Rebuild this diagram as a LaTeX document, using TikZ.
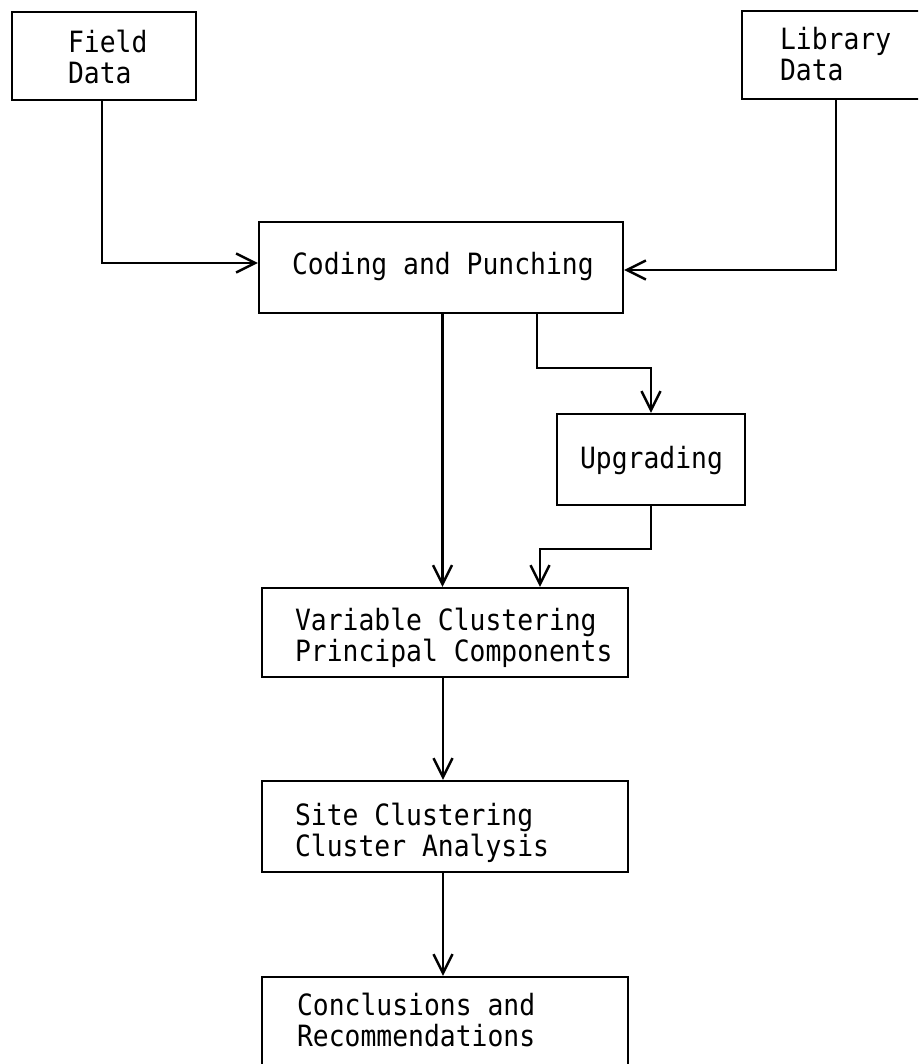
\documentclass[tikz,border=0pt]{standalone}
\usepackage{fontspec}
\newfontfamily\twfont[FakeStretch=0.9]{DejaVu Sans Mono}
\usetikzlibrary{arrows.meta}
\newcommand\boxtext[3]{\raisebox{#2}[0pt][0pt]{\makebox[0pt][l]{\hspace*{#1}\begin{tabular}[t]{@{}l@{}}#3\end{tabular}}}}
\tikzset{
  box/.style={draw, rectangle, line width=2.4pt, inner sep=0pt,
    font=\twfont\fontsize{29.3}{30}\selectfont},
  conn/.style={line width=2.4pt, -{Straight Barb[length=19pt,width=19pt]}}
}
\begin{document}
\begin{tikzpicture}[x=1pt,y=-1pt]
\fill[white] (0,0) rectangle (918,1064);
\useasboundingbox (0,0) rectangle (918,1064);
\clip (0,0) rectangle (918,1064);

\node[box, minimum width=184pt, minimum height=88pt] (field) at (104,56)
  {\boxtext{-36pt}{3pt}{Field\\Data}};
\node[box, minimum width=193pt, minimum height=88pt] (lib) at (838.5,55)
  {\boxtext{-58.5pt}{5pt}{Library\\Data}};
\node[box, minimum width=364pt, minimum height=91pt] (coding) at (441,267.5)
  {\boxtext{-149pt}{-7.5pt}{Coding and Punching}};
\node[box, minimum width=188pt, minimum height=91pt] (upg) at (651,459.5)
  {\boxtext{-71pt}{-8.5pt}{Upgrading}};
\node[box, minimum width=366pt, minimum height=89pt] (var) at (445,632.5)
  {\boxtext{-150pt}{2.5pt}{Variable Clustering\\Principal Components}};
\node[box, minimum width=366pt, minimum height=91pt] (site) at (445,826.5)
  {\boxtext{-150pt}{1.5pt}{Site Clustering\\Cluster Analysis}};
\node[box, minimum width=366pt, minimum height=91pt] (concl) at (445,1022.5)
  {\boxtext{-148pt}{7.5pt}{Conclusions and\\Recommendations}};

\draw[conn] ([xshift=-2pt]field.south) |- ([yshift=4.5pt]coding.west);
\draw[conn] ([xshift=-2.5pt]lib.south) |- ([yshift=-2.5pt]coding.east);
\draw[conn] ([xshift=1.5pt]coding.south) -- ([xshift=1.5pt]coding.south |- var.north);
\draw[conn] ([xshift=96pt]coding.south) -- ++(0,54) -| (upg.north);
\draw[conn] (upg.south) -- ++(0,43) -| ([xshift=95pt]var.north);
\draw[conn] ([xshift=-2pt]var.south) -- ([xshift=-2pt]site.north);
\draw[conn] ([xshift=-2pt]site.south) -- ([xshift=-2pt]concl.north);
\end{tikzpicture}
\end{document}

...

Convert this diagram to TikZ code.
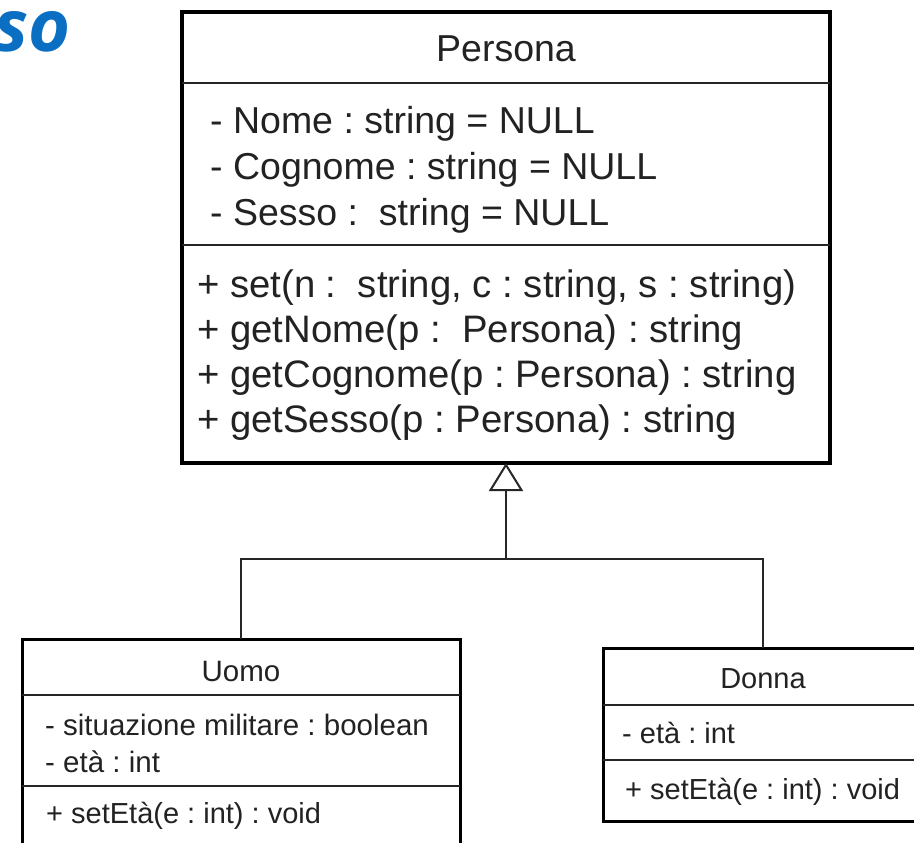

**Instructions to follow**
Check each line above for "diagram" and return the ones that have it.

**Result**
Rebuild this diagram as a LaTeX document, using TikZ.
Convert this diagram to TikZ code.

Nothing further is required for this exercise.